## Your task
Can you print the data exactly and leave out each image?

_ _ _ _

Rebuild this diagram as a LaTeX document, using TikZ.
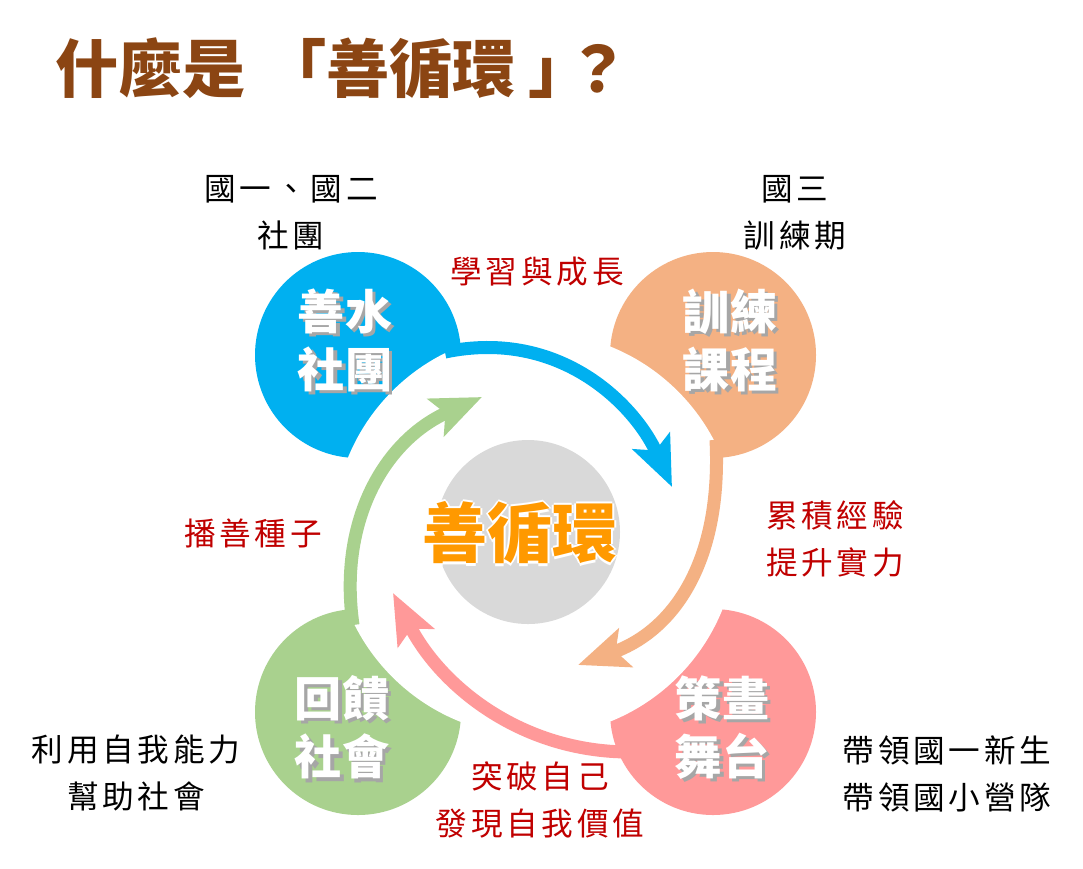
\documentclass[tikz,border=0pt]{standalone}
\usepackage{fontspec}
\usepackage{xcolor}
\usetikzlibrary{arrows.meta}
\setmainfont{Noto Sans CJK TC}
\newfontfamily\notefont[LetterSpace=12]{Noto Sans CJK TC}
\definecolor{titlebrown}{HTML}{8B4513}
\definecolor{waterblue}{HTML}{00B0F0}
\definecolor{trainorange}{HTML}{F4B183}
\definecolor{stagepink}{HTML}{FF9999}
\definecolor{givegreen}{HTML}{A9D18E}
\definecolor{cyclegray}{HTML}{D9D9D9}
\definecolor{cycleorange}{HTML}{FF9900}
\definecolor{notered}{HTML}{C00000}
\newcommand{\shadowed}[1]{\makebox[0pt][l]{\hspace{0.9pt}\raisebox{-0.9pt}{\color{black!35}#1}}#1}
\newcommand{\outlined}[1]{%
  \makebox[0pt][l]{\hspace{-0.7pt}\color{white}#1}%
  \makebox[0pt][l]{\hspace{0.7pt}\color{white}#1}%
  \makebox[0pt][l]{\raisebox{0.7pt}{\color{white}#1}}%
  \makebox[0pt][l]{\raisebox{-0.7pt}{\color{white}#1}}%
  #1}

\begin{document}
\begin{tikzpicture}[
    note/.style={font=\notefont\fontsize{9}{13.4}\selectfont, align=center},
    hint/.style={note, text=notered},
    circlabel/.style={text=white, font=\fontsize{13.4}{16.6}\selectfont\bfseries, align=center},
    band/.style={line width=0.13cm, -{Stealth[length=0.5cm, width=0.4cm, inset=0.1cm]}}
]
    \fill[white] (0,0) rectangle (10.83,-8.68);
    \useasboundingbox (0,0) rectangle (10.83,-8.68);

    % Title
    \node[anchor=west, inner sep=0, text=titlebrown, font=\fontsize{18}{18}\selectfont\bfseries] (title) at (0.55,-0.68) {什麼是\hspace{5pt}「善循環\hspace{3.4pt}」\hspace{-7pt}？};

    % Four circles
    \fill[waterblue] (3.58,-3.55) circle (1.03);
    \fill[trainorange] (7.13,-3.55) circle (1.03);
    \fill[stagepink] (7.13,-7.12) circle (1.03);
    \fill[givegreen] (3.58,-7.12) circle (1.03);

    % White core and gray hub
    \fill[white] (5.35,-5.34) circle (2.02);
    \fill[cyclegray] (5.28,-5.32) circle (0.92);

    % Arrows round the cycle
    \draw[band, waterblue] (4.45,-3.52) .. controls (5.60,-3.28) and (6.35,-4.05) .. (6.72,-4.87);
    \draw[band, trainorange] (7.16,-4.40) .. controls (7.22,-5.60) and (6.75,-6.30) .. (5.78,-6.65);
    \draw[band, stagepink] (6.30,-7.52) .. controls (5.20,-7.52) and (4.40,-6.85) .. (3.93,-5.93);
    \draw[band, givegreen] (3.53,-6.25) .. controls (3.38,-5.20) and (3.85,-4.40) .. (4.82,-3.97);

    % Circle labels
    \node[circlabel] (water) at (3.45,-3.42) {\shadowed{善水}\\\shadowed{社團}};
    \node[circlabel] (train) at (7.30,-3.42) {\shadowed{訓練}\\\shadowed{課程}};
    \node[circlabel] (stage) at (7.22,-7.29) {\shadowed{策畫}\\\shadowed{舞台}};
    \node[circlabel] (give) at (3.42,-7.29) {\shadowed{回饋}\\\shadowed{社會}};
    \node[text=cycleorange, font=\fontsize{18.5}{20}\selectfont\bfseries] (cycle) at (5.20,-5.33) {\outlined{善循環}};

    % Notes
    \node[note] (club) at (2.91,-2.13) {國一、國二\\社團};
    \node[note] (drill) at (7.95,-2.13) {國三\\訓練期};
    \node[note] (help) at (1.36,-7.73) {利用自我能力\\幫助社會};
    \node[note] (lead) at (9.47,-7.74) {帶領國一新生\\帶領國小營隊};
    \node[hint] (grow) at (5.37,-2.72) {學習與成長};
    \node[hint] (gain) at (8.35,-5.39) {累積經驗\\提升實力};
    \node[hint] (sow) at (2.53,-5.33) {播善種子};
    \node[hint] (break) at (5.40,-8.00) {突破自己\\發現自我價值};
\end{tikzpicture}
\end{document}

_ _ _ _

## Task solution
Rebuild this diagram as a LaTeX document, using TikZ.
\documentclass[tikz,border=0pt]{standalone}
\usepackage{fontspec}
\usepackage{xcolor}
\usetikzlibrary{arrows.meta}
\setmainfont{Noto Sans CJK TC}
\newfontfamily\notefont[LetterSpace=12]{Noto Sans CJK TC}
\definecolor{titlebrown}{HTML}{8B4513}
\definecolor{waterblue}{HTML}{00B0F0}
\definecolor{trainorange}{HTML}{F4B183}
\definecolor{stagepink}{HTML}{FF9999}
\definecolor{givegreen}{HTML}{A9D18E}
\definecolor{cyclegray}{HTML}{D9D9D9}
\definecolor{cycleorange}{HTML}{FF9900}
\definecolor{notered}{HTML}{C00000}
\newcommand{\shadowed}[1]{\makebox[0pt][l]{\hspace{0.9pt}\raisebox{-0.9pt}{\color{black!35}#1}}#1}
\newcommand{\outlined}[1]{%
  \makebox[0pt][l]{\hspace{-0.7pt}\color{white}#1}%
  \makebox[0pt][l]{\hspace{0.7pt}\color{white}#1}%
  \makebox[0pt][l]{\raisebox{0.7pt}{\color{white}#1}}%
  \makebox[0pt][l]{\raisebox{-0.7pt}{\color{white}#1}}%
  #1}

\begin{document}
\begin{tikzpicture}[
    note/.style={font=\notefont\fontsize{9}{13.4}\selectfont, align=center},
    hint/.style={note, text=notered},
    circlabel/.style={text=white, font=\fontsize{13.4}{16.6}\selectfont\bfseries, align=center},
    band/.style={line width=0.13cm, -{Stealth[length=0.5cm, width=0.4cm, inset=0.1cm]}}
]
    \fill[white] (0,0) rectangle (10.83,-8.68);
    \useasboundingbox (0,0) rectangle (10.83,-8.68);

    % Title
    \node[anchor=west, inner sep=0, text=titlebrown, font=\fontsize{18}{18}\selectfont\bfseries] (title) at (0.55,-0.68) {什麼是\hspace{5pt}「善循環\hspace{3.4pt}」\hspace{-7pt}？};

    % Four circles
    \fill[waterblue] (3.58,-3.55) circle (1.03);
    \fill[trainorange] (7.13,-3.55) circle (1.03);
    \fill[stagepink] (7.13,-7.12) circle (1.03);
    \fill[givegreen] (3.58,-7.12) circle (1.03);

    % White core and gray hub
    \fill[white] (5.35,-5.34) circle (2.02);
    \fill[cyclegray] (5.28,-5.32) circle (0.92);

    % Arrows round the cycle
    \draw[band, waterblue] (4.45,-3.52) .. controls (5.60,-3.28) and (6.35,-4.05) .. (6.72,-4.87);
    \draw[band, trainorange] (7.16,-4.40) .. controls (7.22,-5.60) and (6.75,-6.30) .. (5.78,-6.65);
    \draw[band, stagepink] (6.30,-7.52) .. controls (5.20,-7.52) and (4.40,-6.85) .. (3.93,-5.93);
    \draw[band, givegreen] (3.53,-6.25) .. controls (3.38,-5.20) and (3.85,-4.40) .. (4.82,-3.97);

    % Circle labels
    \node[circlabel] (water) at (3.45,-3.42) {\shadowed{善水}\\\shadowed{社團}};
    \node[circlabel] (train) at (7.30,-3.42) {\shadowed{訓練}\\\shadowed{課程}};
    \node[circlabel] (stage) at (7.22,-7.29) {\shadowed{策畫}\\\shadowed{舞台}};
    \node[circlabel] (give) at (3.42,-7.29) {\shadowed{回饋}\\\shadowed{社會}};
    \node[text=cycleorange, font=\fontsize{18.5}{20}\selectfont\bfseries] (cycle) at (5.20,-5.33) {\outlined{善循環}};

    % Notes
    \node[note] (club) at (2.91,-2.13) {國一、國二\\社團};
    \node[note] (drill) at (7.95,-2.13) {國三\\訓練期};
    \node[note] (help) at (1.36,-7.73) {利用自我能力\\幫助社會};
    \node[note] (lead) at (9.47,-7.74) {帶領國一新生\\帶領國小營隊};
    \node[hint] (grow) at (5.37,-2.72) {學習與成長};
    \node[hint] (gain) at (8.35,-5.39) {累積經驗\\提升實力};
    \node[hint] (sow) at (2.53,-5.33) {播善種子};
    \node[hint] (break) at (5.40,-8.00) {突破自己\\發現自我價值};
\end{tikzpicture}
\end{document}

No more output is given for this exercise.